[Begin]

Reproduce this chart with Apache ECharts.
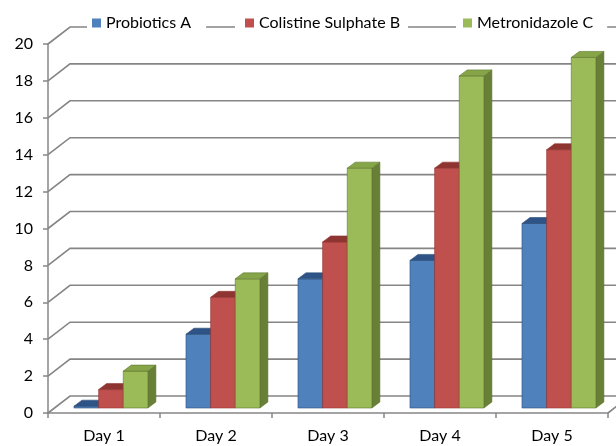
<!DOCTYPE html>
<html>
<head>
<meta charset="utf-8">
<script src="https://cdn.jsdelivr.net/npm/echarts@6/dist/echarts.min.js"></script>
<style>
  html, body { margin: 0; padding: 0; background: #fff; }
  #chart { width: 616px; height: 446px; }
</style>
</head>
<body>
<div id="chart"></div>
<script>
const categories = ['Day 1', 'Day 2', 'Day 3', 'Day 4', 'Day 5']
const probioticsA = [0.1, 4, 7, 8, 10]
const colistineB = [1, 6, 9, 13, 14]
const metronidazoleC = [2, 7, 13, 18, 19]
const yTicks = [0, 2, 4, 6, 8, 10, 12, 14, 16, 18, 20]

// front, top, side colours per series
const faces = [
  { front: '#4F81BD', top: '#2E5386', side: '#385D8A', edge: '#2C4D75' },
  { front: '#C0504D', top: '#8E3431', side: '#8C3836', edge: '#943634' },
  { front: '#9BBB59', top: '#86A548', side: '#677F36', edge: '#5F7530' }
]

const wallDx = 22
const wallDy = -17
const gridColor = '#858585'
const font = 'Lato, "Open Sans", sans-serif'

const chart = echarts.init(document.getElementById('chart'))

const bar3d = (idx) => (params, api) => {
  const cat = api.value(0)
  const val = api.value(1)
  const cw = api.size([1, 0])[0]
  const bw = cw * 0.22
  const base = api.coord([cat, 0])
  const top = api.coord([cat, val])
  const x = base[0] - cw * 0.268 + idx * bw
  const yb = base[1] - 5
  const yt = top[1] - 5
  const dx = 8
  const dy = -6
  const f = faces[idx]
  return {
    type: 'group',
    children: [
      {
        type: 'polygon',
        shape: { points: [[x + bw, yb], [x + bw + dx, yb + dy], [x + bw + dx, yt + dy], [x + bw, yt]] },
        style: { fill: f.side, stroke: f.edge, lineWidth: 0.6 }
      },
      {
        type: 'rect',
        shape: { x: x, y: yt, width: bw, height: yb - yt },
        style: { fill: f.front, stroke: f.edge, lineWidth: 0.6 }
      },
      {
        type: 'polygon',
        shape: { points: [[x, yt], [x + bw, yt], [x + bw + dx, yt + dy], [x + dx, yt + dy]] },
        style: { fill: f.top, stroke: f.edge, lineWidth: 0.6 }
      }
    ]
  }
}

const walls = (params, api) => {
  const v = api.value(1)
  const cw = api.size([1, 0])[0]
  const p = api.coord([0, v])
  const x0 = p[0] - cw / 2
  const xEnd = x0 + cw * categories.length
  const children = [{
    type: 'polyline',
    shape: { points: [[x0, p[1]], [x0 + wallDx, p[1] + wallDy], [xEnd + wallDx, p[1] + wallDy]] },
    style: { stroke: gridColor, lineWidth: 1.6, fill: null }
  }]
  if (v === 0) {
    children.push({
      type: 'line',
      shape: { x1: xEnd, y1: p[1], x2: xEnd + wallDx, y2: p[1] + wallDy },
      style: { stroke: gridColor, lineWidth: 1.6 }
    })
  }
  return { type: 'group', children }
}

const seriesNames = ['Probiotics A', 'Colistine Sulphate B', 'Metronidazole C']
const seriesData = [probioticsA, colistineB, metronidazoleC]

const legendBox = (name, left, pad) => ({
  data: [{ name, icon: 'rect' }],
  left,
  top: 13,
  itemWidth: 9,
  itemHeight: 9,
  padding: pad,
  backgroundColor: '#fff',
  textStyle: { fontFamily: font, fontSize: 16, color: '#000' }
})

chart.setOption({
  animation: false,
  legend: [
    legendBox('Probiotics A', 87, [2, 15, 2, 5]),
    legendBox('Colistine Sulphate B', 235, [2, 8, 2, 10]),
    legendBox('Metronidazole C', 456, [2, 14, 2, 7])
  ],
  grid: { left: 48, right: 8, top: 44, bottom: 33 },
  xAxis: {
    type: 'category',
    data: categories,
    axisLine: { lineStyle: { color: '#868686', width: 1.5 } },
    axisTick: { show: true, length: 5, lineStyle: { color: '#868686', width: 1.5 } },
    axisLabel: { margin: 15, fontFamily: font, fontSize: 16, color: '#000' }
  },
  yAxis: {
    type: 'value',
    min: 0,
    max: 20,
    interval: 2,
    splitLine: { show: false },
    axisLine: { show: true, lineStyle: { color: '#868686', width: 1.5 } },
    axisTick: { show: true, length: 5, lineStyle: { color: '#868686', width: 1.5 } },
    axisLabel: { margin: 15, fontFamily: font, fontSize: 16, color: '#000' }
  },
  series: [
    {
      type: 'custom',
      name: 'walls',
      silent: true,
      z: 1,
      renderItem: walls,
      data: yTicks.map((v) => [0, v])
    },
    ...seriesNames.map((name, idx) => ({
      type: 'custom',
      name,
      z: 3,
      itemStyle: { color: faces[idx].front },
      renderItem: bar3d(idx),
      encode: { x: 0, y: 1 },
      data: seriesData[idx].map((v, i) => [i, v])
    }))
  ]
})
</script>
</body>
</html>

[End]

Using the material above, return every line exactly as it appears, minus the pictures.

Reproduce this chart with Apache ECharts.
<!DOCTYPE html>
<html>
<head>
<meta charset="utf-8">
<script src="https://cdn.jsdelivr.net/npm/echarts@6/dist/echarts.min.js"></script>
<style>
  html, body { margin: 0; padding: 0; background: #fff; }
  #chart { width: 616px; height: 446px; }
</style>
</head>
<body>
<div id="chart"></div>
<script>
const categories = ['Day 1', 'Day 2', 'Day 3', 'Day 4', 'Day 5']
const probioticsA = [0.1, 4, 7, 8, 10]
const colistineB = [1, 6, 9, 13, 14]
const metronidazoleC = [2, 7, 13, 18, 19]
const yTicks = [0, 2, 4, 6, 8, 10, 12, 14, 16, 18, 20]

// front, top, side colours per series
const faces = [
  { front: '#4F81BD', top: '#2E5386', side: '#385D8A', edge: '#2C4D75' },
  { front: '#C0504D', top: '#8E3431', side: '#8C3836', edge: '#943634' },
  { front: '#9BBB59', top: '#86A548', side: '#677F36', edge: '#5F7530' }
]

const wallDx = 22
const wallDy = -17
const gridColor = '#858585'
const font = 'Lato, "Open Sans", sans-serif'

const chart = echarts.init(document.getElementById('chart'))

const bar3d = (idx) => (params, api) => {
  const cat = api.value(0)
  const val = api.value(1)
  const cw = api.size([1, 0])[0]
  const bw = cw * 0.22
  const base = api.coord([cat, 0])
  const top = api.coord([cat, val])
  const x = base[0] - cw * 0.268 + idx * bw
  const yb = base[1] - 5
  const yt = top[1] - 5
  const dx = 8
  const dy = -6
  const f = faces[idx]
  return {
    type: 'group',
    children: [
      {
        type: 'polygon',
        shape: { points: [[x + bw, yb], [x + bw + dx, yb + dy], [x + bw + dx, yt + dy], [x + bw, yt]] },
        style: { fill: f.side, stroke: f.edge, lineWidth: 0.6 }
      },
      {
        type: 'rect',
        shape: { x: x, y: yt, width: bw, height: yb - yt },
        style: { fill: f.front, stroke: f.edge, lineWidth: 0.6 }
      },
      {
        type: 'polygon',
        shape: { points: [[x, yt], [x + bw, yt], [x + bw + dx, yt + dy], [x + dx, yt + dy]] },
        style: { fill: f.top, stroke: f.edge, lineWidth: 0.6 }
      }
    ]
  }
}

const walls = (params, api) => {
  const v = api.value(1)
  const cw = api.size([1, 0])[0]
  const p = api.coord([0, v])
  const x0 = p[0] - cw / 2
  const xEnd = x0 + cw * categories.length
  const children = [{
    type: 'polyline',
    shape: { points: [[x0, p[1]], [x0 + wallDx, p[1] + wallDy], [xEnd + wallDx, p[1] + wallDy]] },
    style: { stroke: gridColor, lineWidth: 1.6, fill: null }
  }]
  if (v === 0) {
    children.push({
      type: 'line',
      shape: { x1: xEnd, y1: p[1], x2: xEnd + wallDx, y2: p[1] + wallDy },
      style: { stroke: gridColor, lineWidth: 1.6 }
    })
  }
  return { type: 'group', children }
}

const seriesNames = ['Probiotics A', 'Colistine Sulphate B', 'Metronidazole C']
const seriesData = [probioticsA, colistineB, metronidazoleC]

const legendBox = (name, left, pad) => ({
  data: [{ name, icon: 'rect' }],
  left,
  top: 13,
  itemWidth: 9,
  itemHeight: 9,
  padding: pad,
  backgroundColor: '#fff',
  textStyle: { fontFamily: font, fontSize: 16, color: '#000' }
})

chart.setOption({
  animation: false,
  legend: [
    legendBox('Probiotics A', 87, [2, 15, 2, 5]),
    legendBox('Colistine Sulphate B', 235, [2, 8, 2, 10]),
    legendBox('Metronidazole C', 456, [2, 14, 2, 7])
  ],
  grid: { left: 48, right: 8, top: 44, bottom: 33 },
  xAxis: {
    type: 'category',
    data: categories,
    axisLine: { lineStyle: { color: '#868686', width: 1.5 } },
    axisTick: { show: true, length: 5, lineStyle: { color: '#868686', width: 1.5 } },
    axisLabel: { margin: 15, fontFamily: font, fontSize: 16, color: '#000' }
  },
  yAxis: {
    type: 'value',
    min: 0,
    max: 20,
    interval: 2,
    splitLine: { show: false },
    axisLine: { show: true, lineStyle: { color: '#868686', width: 1.5 } },
    axisTick: { show: true, length: 5, lineStyle: { color: '#868686', width: 1.5 } },
    axisLabel: { margin: 15, fontFamily: font, fontSize: 16, color: '#000' }
  },
  series: [
    {
      type: 'custom',
      name: 'walls',
      silent: true,
      z: 1,
      renderItem: walls,
      data: yTicks.map((v) => [0, v])
    },
    ...seriesNames.map((name, idx) => ({
      type: 'custom',
      name,
      z: 3,
      itemStyle: { color: faces[idx].front },
      renderItem: bar3d(idx),
      encode: { x: 0, y: 1 },
      data: seriesData[idx].map((v, i) => [i, v])
    }))
  ]
})
</script>
</body>
</html>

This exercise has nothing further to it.